In the United States, approximately 1.8 percent of healthy blood donors are infected with GBV-C. However, because the virus does not cause any disease, the U.S. Food and Drug Administration does not screen blood units for the virus.

"Although GBV-C is very common in humans, it does not appear to cause any disease. Once it was learned that it did not actually cause hepatitis, many researchers stopped studying it," Stapleton said. "We continued to study it because we thought it might serve as a model to understand hepatitis C virus, and because we were interested in how it grows in people in spite of several unusual properties."

In the UI study, nearly 40 percent of the HIV patients (144 individuals) had GBV-C, an infection rate similar to that found in previous studies of HIV patients. Among those 144 people co-infected with GBV-C and HIV, slightly more than 28 percent had died compared to nearly 56 percent of the people who had HIV without GBV-C co-infection.

"We expanded the previous research by looking at a very large group of patients followed at our clinic between 1988 and 2000, and we found that HIV-infected people without GBV-C infection were 3.68 times more likely to die than those with GBV-C," Stapleton said. "This makes us think that GBV-C is one factor in why some people live longer and more healthily with their HIV infection than other HIV-infected people do."
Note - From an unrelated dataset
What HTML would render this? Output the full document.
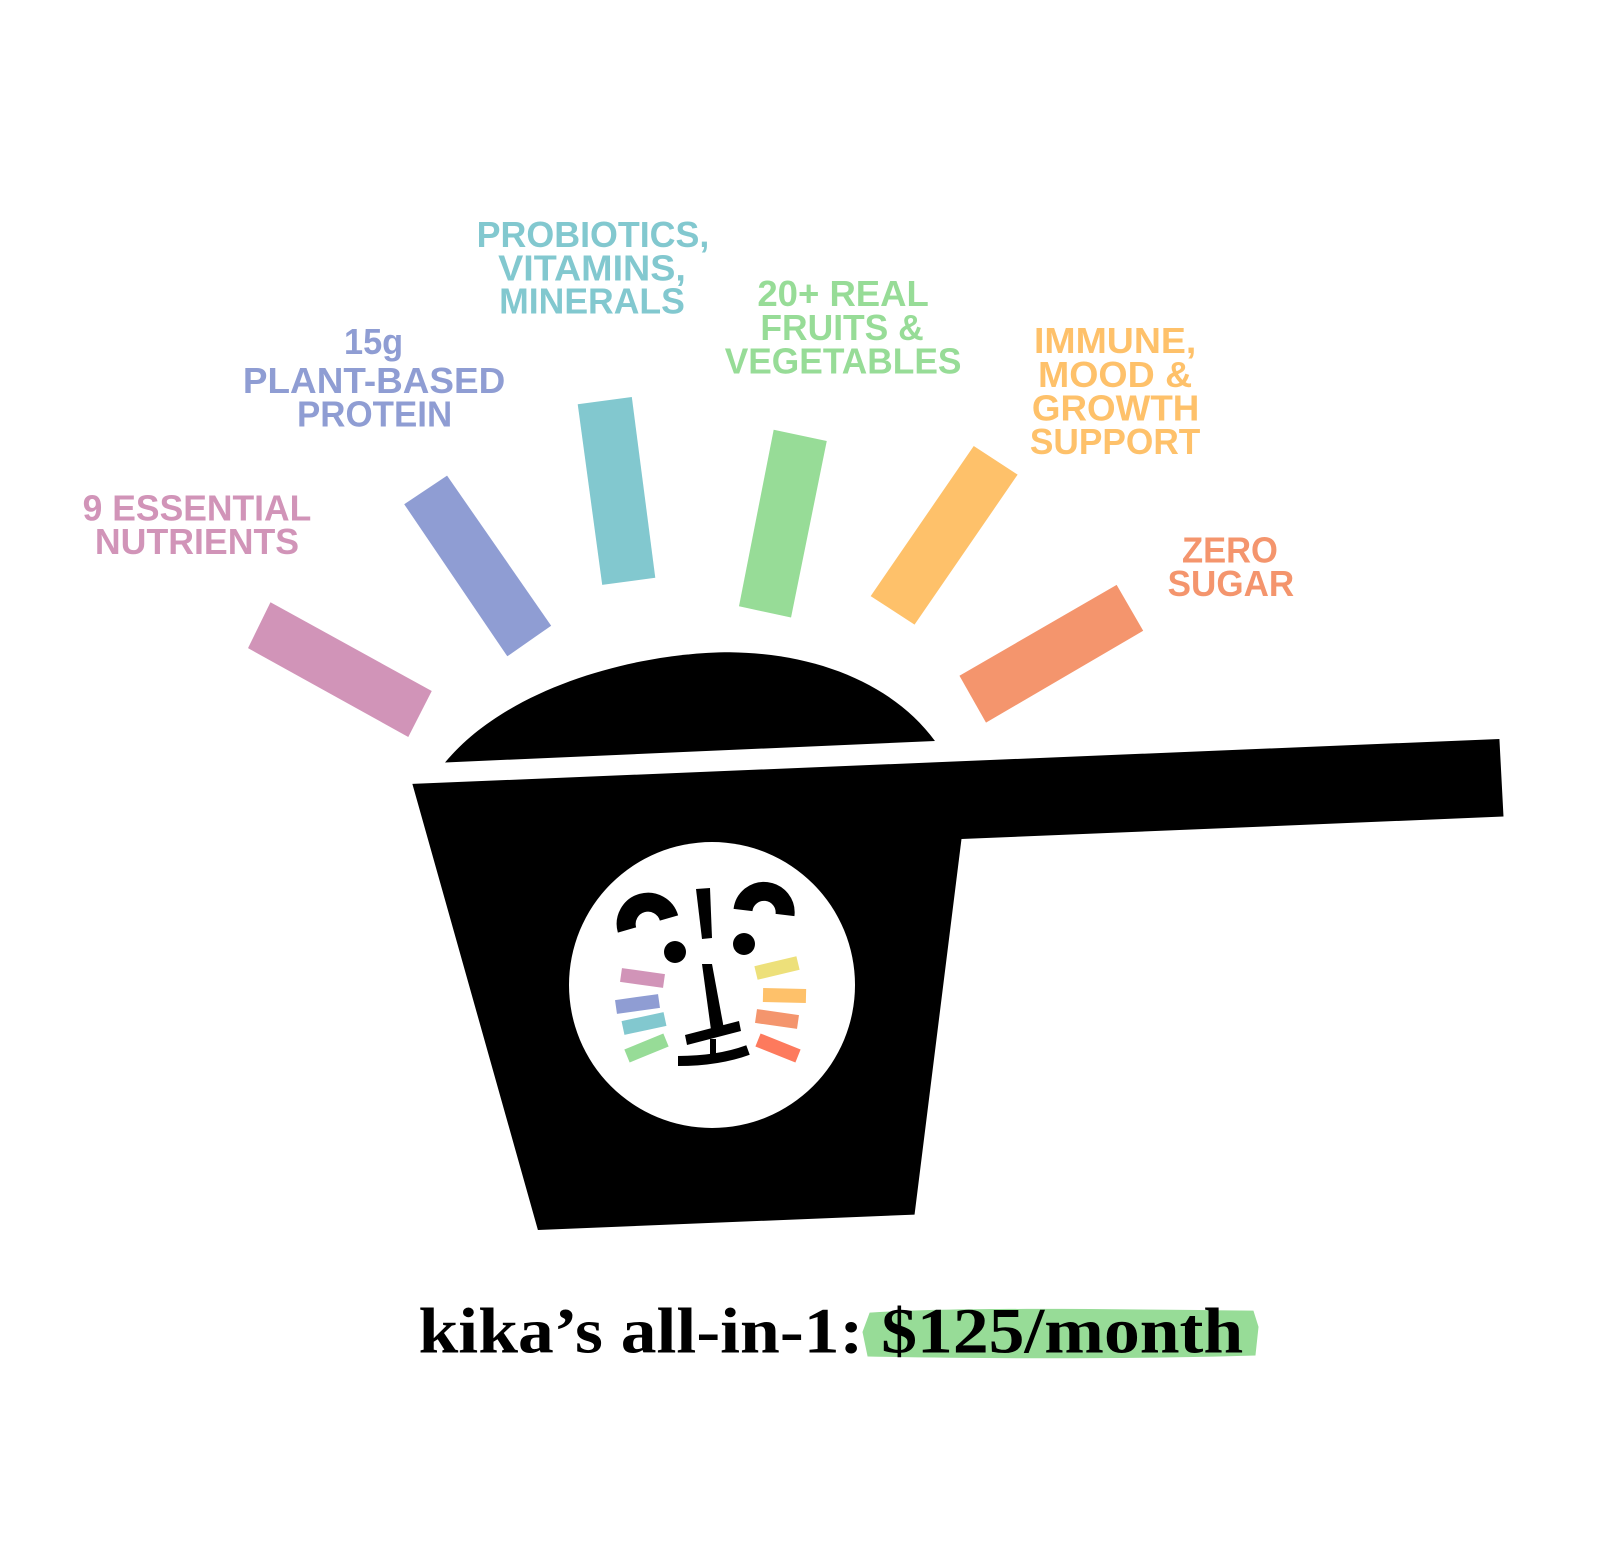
<!DOCTYPE html>
<html><head><meta charset="utf-8"><style>
html,body{margin:0;padding:0;background:#fff;}
svg{display:block;}
.l{font-family:"Liberation Sans",sans-serif;font-weight:bold;font-size:35px;}
</style></head><body>
<svg width="1600" height="1551" viewBox="0 0 1600 1551" xmlns="http://www.w3.org/2000/svg">
<rect width="1600" height="1551" fill="#fff"/>
<g transform="scale(1.0207)">
  <polygon points="265,590 423,677 400,722 243,635" fill="#d194b8"/>
  <polygon points="396,494 438,466 540,613 497,643" fill="#8f9dd3"/>
  <polygon points="566,396 619,389 642,566 590,573" fill="#82c8cf"/>
  <polygon points="758,421 810,432 775,605 724,594" fill="#97dc97"/>
  <polygon points="954,437 997,465 896,612 853,584" fill="#fec16a"/>
  <polygon points="1094,573 1120,618 966,708 940,662" fill="#f4956d"/>
  <path d="M436,747 C500,670 630,639 715,639 C800,640 875,670 916,726 Z" fill="#000"/>
  <polygon points="404,768 1469,724 1473,800 942,822 896,1190 527,1205" fill="#000"/>
  <g fill="#d194b8"><text class="l" x="81" y="510" textLength="224" lengthAdjust="spacingAndGlyphs">9 ESSENTIAL</text><text class="l" x="93" y="543" textLength="200" lengthAdjust="spacingAndGlyphs">NUTRIENTS</text></g>
  <g fill="#8f9dd3"><text class="l" x="337" y="347" textLength="58" lengthAdjust="spacingAndGlyphs">15g</text><text class="l" x="238" y="385" textLength="257" lengthAdjust="spacingAndGlyphs">PLANT-BASED</text><text class="l" x="291" y="418" textLength="152" lengthAdjust="spacingAndGlyphs">PROTEIN</text></g>
  <g fill="#82c8cf"><text class="l" x="467" y="242" textLength="228" lengthAdjust="spacingAndGlyphs">PROBIOTICS,</text><text class="l" x="488" y="275" textLength="184" lengthAdjust="spacingAndGlyphs">VITAMINS,</text><text class="l" x="489" y="307" textLength="182" lengthAdjust="spacingAndGlyphs">MINERALS</text></g>
  <g fill="#97dc97"><text class="l" x="742" y="300" textLength="168" lengthAdjust="spacingAndGlyphs">20+ REAL</text><text class="l" x="745" y="333" textLength="160" lengthAdjust="spacingAndGlyphs">FRUITS &amp;</text><text class="l" x="710" y="366" textLength="232" lengthAdjust="spacingAndGlyphs">VEGETABLES</text></g>
  <g fill="#fec16a"><text class="l" x="1013" y="346" textLength="159" lengthAdjust="spacingAndGlyphs">IMMUNE,</text><text class="l" x="1017" y="379" textLength="151" lengthAdjust="spacingAndGlyphs">MOOD &amp;</text><text class="l" x="1011" y="412" textLength="164" lengthAdjust="spacingAndGlyphs">GROWTH</text><text class="l" x="1009" y="445" textLength="167" lengthAdjust="spacingAndGlyphs">SUPPORT</text></g>
  <g fill="#f4956d"><text class="l" x="1158" y="551" textLength="94" lengthAdjust="spacingAndGlyphs">ZERO</text><text class="l" x="1144" y="584" textLength="124" lengthAdjust="spacingAndGlyphs">SUGAR</text></g>
  <path d="M852,1286 C950,1280 1100,1283 1228,1284 L1233,1300 L1230,1328 C1100,1332 950,1331 850,1329 L845,1305 Z" fill="#97dc97"/>
  <text x="410" y="1325" textLength="808" lengthAdjust="spacingAndGlyphs" font-family="'Liberation Serif',serif" font-weight="bold" font-size="63" fill="#000">kika’s all-in-1: $125/month</text>
</g>
<g transform="translate(-2,-5)">
<circle cx="714" cy="990" r="143" fill="#fff"/>
<g fill="none" stroke="#000" stroke-width="19">
  <path d="M629,935 A21,21 0 0 1 671,923"/>
  <path d="M745,915 A21,21 0 0 1 787,920"/>
</g>
<polygon points="698,894 712,893 714,943 704,944" fill="#000"/>
<circle cx="677" cy="957" r="11" fill="#000"/>
<circle cx="746" cy="949" r="11" fill="#000"/>
<polygon points="704,969 714,969 726,1034 713,1035" fill="#000"/>
<polygon points="687,1040 741,1026 743,1036 689,1050" fill="#000"/>
<rect x="712" y="1044" width="6" height="20" fill="#000"/>
<path d="M680,1066 Q720,1066 750,1055" fill="none" stroke="#000" stroke-width="10"/>
<g stroke-width="14" fill="none">
  <line x1="623" y1="980" x2="666" y2="986" stroke="#d194b8"/>
  <line x1="618" y1="1012" x2="661" y2="1006" stroke="#8f9dd3"/>
  <line x1="625" y1="1033" x2="667" y2="1024" stroke="#82c8cf"/>
  <line x1="629" y1="1061" x2="668" y2="1045" stroke="#97dc97"/>
  <line x1="758" y1="978" x2="800" y2="968" stroke="#ede07a"/>
  <line x1="765" y1="1000" x2="808" y2="1001" stroke="#fec16a"/>
  <line x1="758" y1="1021" x2="800" y2="1027" stroke="#f4956d"/>
  <line x1="760" y1="1045" x2="800" y2="1061" stroke="#fd7a5d"/>
</g>
</g>
</svg>
</body></html>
The laboratory portion of the UI study used an infectious molecular clone of GBV-C developed by Jinhua Xiang, M.D., and HIV culture systems developed by Sabina Wünschmann, Ph.D., and Donna Klinzman. Xiang and Wünschmann are UI research scientists in Stapleton’s laboratory, and Klinzman is a research associate at the Iowa City VA Medical Center.

These cell cultures showed that GBV-C grows in CD-4 positive T-cells, the same type of cell that HIV grows in.
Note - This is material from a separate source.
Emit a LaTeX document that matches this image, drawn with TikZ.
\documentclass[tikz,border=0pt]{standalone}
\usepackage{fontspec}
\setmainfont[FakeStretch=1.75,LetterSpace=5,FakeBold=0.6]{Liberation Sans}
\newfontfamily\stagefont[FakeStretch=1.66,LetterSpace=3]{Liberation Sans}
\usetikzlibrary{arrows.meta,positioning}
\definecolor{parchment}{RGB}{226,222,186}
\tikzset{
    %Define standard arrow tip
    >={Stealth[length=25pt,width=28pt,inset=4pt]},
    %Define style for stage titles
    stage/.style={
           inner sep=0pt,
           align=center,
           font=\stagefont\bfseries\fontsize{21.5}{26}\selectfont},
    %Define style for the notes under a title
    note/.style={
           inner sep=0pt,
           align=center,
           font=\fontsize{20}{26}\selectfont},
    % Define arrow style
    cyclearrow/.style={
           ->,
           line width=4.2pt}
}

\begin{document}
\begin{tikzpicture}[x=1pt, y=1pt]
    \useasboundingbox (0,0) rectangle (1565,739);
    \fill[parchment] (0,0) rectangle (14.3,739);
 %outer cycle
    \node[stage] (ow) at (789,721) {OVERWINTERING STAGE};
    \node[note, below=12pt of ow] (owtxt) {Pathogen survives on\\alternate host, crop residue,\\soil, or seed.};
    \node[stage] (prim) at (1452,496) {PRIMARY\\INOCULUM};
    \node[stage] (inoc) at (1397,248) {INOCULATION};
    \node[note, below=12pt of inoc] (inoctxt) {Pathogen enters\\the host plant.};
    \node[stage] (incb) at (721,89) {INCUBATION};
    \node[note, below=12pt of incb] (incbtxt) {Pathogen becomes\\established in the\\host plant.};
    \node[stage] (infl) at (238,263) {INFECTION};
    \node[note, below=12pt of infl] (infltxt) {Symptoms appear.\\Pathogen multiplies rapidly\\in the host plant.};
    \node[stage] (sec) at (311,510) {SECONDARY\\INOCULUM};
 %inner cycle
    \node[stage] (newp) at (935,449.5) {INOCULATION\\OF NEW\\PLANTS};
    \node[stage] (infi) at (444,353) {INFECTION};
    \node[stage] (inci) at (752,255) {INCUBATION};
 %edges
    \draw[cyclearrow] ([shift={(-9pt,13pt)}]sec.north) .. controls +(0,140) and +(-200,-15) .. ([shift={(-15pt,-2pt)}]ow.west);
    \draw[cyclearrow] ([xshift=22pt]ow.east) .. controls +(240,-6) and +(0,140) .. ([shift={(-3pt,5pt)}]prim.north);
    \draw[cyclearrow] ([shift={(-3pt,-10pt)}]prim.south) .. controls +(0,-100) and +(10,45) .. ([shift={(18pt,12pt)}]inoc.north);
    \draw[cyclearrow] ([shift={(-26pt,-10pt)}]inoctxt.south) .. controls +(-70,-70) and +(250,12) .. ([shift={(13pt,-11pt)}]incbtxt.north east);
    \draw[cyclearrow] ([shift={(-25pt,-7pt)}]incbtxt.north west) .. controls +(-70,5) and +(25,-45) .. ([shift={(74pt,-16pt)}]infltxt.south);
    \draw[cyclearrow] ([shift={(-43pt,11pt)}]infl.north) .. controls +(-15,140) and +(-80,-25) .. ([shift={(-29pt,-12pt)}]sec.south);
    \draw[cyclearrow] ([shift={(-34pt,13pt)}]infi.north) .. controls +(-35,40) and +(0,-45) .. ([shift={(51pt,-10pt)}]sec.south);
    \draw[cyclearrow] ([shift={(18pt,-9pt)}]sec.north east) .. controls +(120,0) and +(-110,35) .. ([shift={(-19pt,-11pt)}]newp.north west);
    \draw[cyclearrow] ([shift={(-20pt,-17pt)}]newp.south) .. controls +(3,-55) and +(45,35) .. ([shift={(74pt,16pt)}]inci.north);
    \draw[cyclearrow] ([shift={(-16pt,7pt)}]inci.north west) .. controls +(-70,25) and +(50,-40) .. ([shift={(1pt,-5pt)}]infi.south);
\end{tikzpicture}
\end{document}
"We found that cells infected with both GBV-C and HIV produced 30 to 40 percent less HIV than cells infected only with HIV," Stapleton said.

"We're now working on understanding how GBV-C inhibits HIV from growing," he added. "We don't know whether GBV-C directly interferes with HIV, or if the GBV-C stimulates cellular proteins, such as interferon or immune cytokines, that protect the cells against HIV growth."

Most of the 362 patients in the clinical portion of the study initially received treatment at the UI before the availability of Highly Active Anti-Retroviral Therapy (HAART), better known as the HIV drug-cocktail.

"Of the 47 HIV-infected patients who entered our clinic after HAART was available in 1995, we had only one death," Stapleton said. "Therefore, based on our study, we can't really say that GBV-C was beneficial among those who have received HAART, since almost all the patients did well."

A study on GBV-C and HIV by a group of German investigators also appears in the Sept. 6 issue of the NEJM. In that study, GBV-C was also shown to be beneficial in patients studied after the availability of HAART treatment.

Stapleton and his colleagues continue to study how GBV-C may inhibit HIV. The UI investigators are well suited for this work because they have been involved in the study of hepatitis viruses for more than 15 years and GBV-C for five years, and they have provided primary medical care and offered clinical research projects for HIV-positive people.

The HIV/AIDS Clinic at the UI was started in 1988 by Stapleton, who came to Iowa to organize the clinic and set up the hepatitis research laboratory. He also is director of the Helen C. Levitt Center for Viral Pathogenesis and Disease at the UI.

The UI study was supported in part by a Merit Review grant and two Career Development awards from the U.S. Veterans Administration and by a grant from the National Institute on Alcohol Abuse and Alcoholism, one of the National Institutes of Health.

In addition to Stapleton, Xiang, Wünschmann and Klinzman, UI investigators involved in the study included Daniel Diekema, M.D., UI assistant professor (clinical) of internal medicine and a staff physician at the VA Medical Center in Iowa City; Kevin Patrick, program assistant in internal medicine; and Sarah George, M.D., fellow associate in internal medicine.